While I ignore Yamaha's instructions concerning side cases and top box, I would be very doubtful about attaching a sidecar. The frame is aluminium alloy, designed for stresses mainly in the vertical plain (or rather straight through the centre line - even when cornering hard the stresses are still in the same direction as far as the bike is concerned).

Attaching a sidecar would put considerable sideways stress on the attachment points, as will as side loading on wheels and bearings. They were never designed for this. 

It's not like the good old days when frames were made of steel tubing that was unlikely to fatigue crack (and in any case was probably over-strong since design was much more empirical) and tyres had not a lot of grip.

 
Sorry for being a smart-aleck in the first response. After I posted it I worried your wife might be handicapped or something, making the sidecar the only option.

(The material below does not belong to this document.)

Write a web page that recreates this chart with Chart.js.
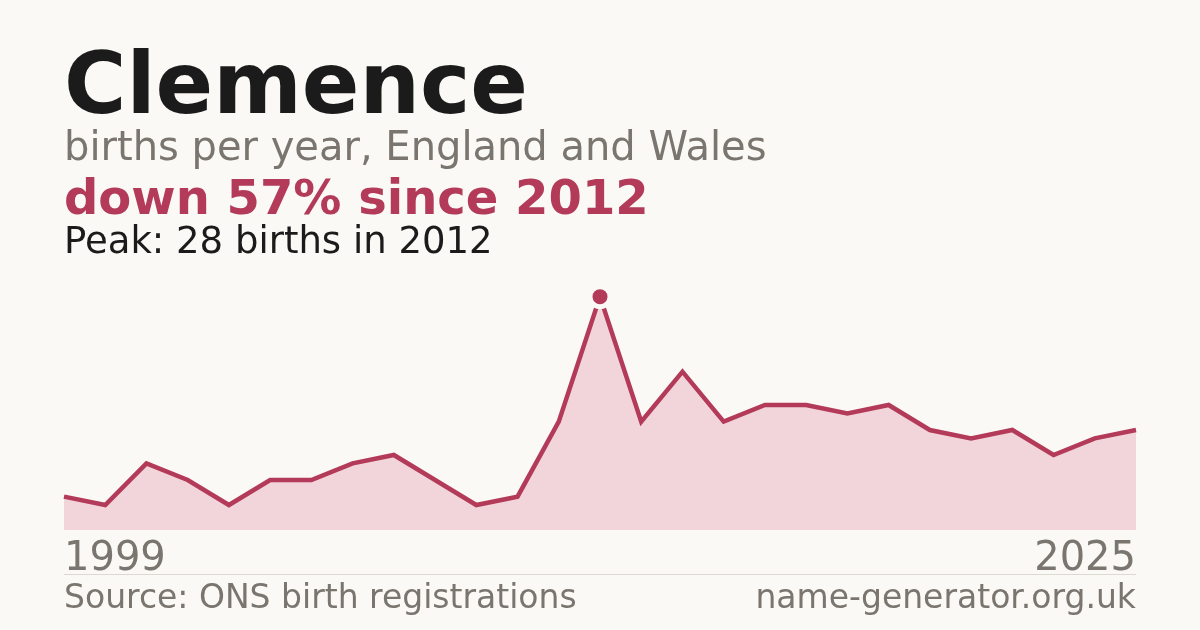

If not, I'd do some serious evaluation and experimentation to make sure a sidecar would be less scary to her. If she's ridden in a sidecar and likes that but hates the back seat, that's enough. But if she "thinks" she would be more comfortable in a sidecar without knowing for sure, that is an expensive and risky attempt. My wife rides across the country with me and it's my favorite part of riding. But she's got it in her head she isn't safe without a backrest and won't ride without one. I remind her the KZ1000 we rode when we first got married didn't have a backrest, but you can't argue feelings.

My point is you need to find out what scares her off the backseat (or makes her physically uncomfortable) and see if that will really be different than the sidecar. Or maybe you could approach it slowly with training her on the backseat. I don't mean that in a degrading way, because I'm training myself every day. We just have to work up to things with a process instead of just jumping in.

I know it's not easy. My best riding friends liked what Tammy and I do and got bikes hoping their spouses would ride with them. Then their spouses weren't comfortable beyond going 10 miles to a restaurant once a quarter, so they sold their bikes.  :(

Sidecars are uniquely cool in their own way, so I wish you luck in your investigation.

 
I'm very interested a side car for my autistic son. Figured I could run a DC plug for his iPad. It can be done. I've seen pictures of them. There are companies that specialize in this but it's not cheap. The FJR's motor can handle the enhanced frame support and the weight. Rims change to more like the spider wheels. Definitely not going to break any speed records but if it gets all 3 of us out riding, it's worth every penny.
PS: No I'm not riding 3 on the fjr. My wife rides her own bike.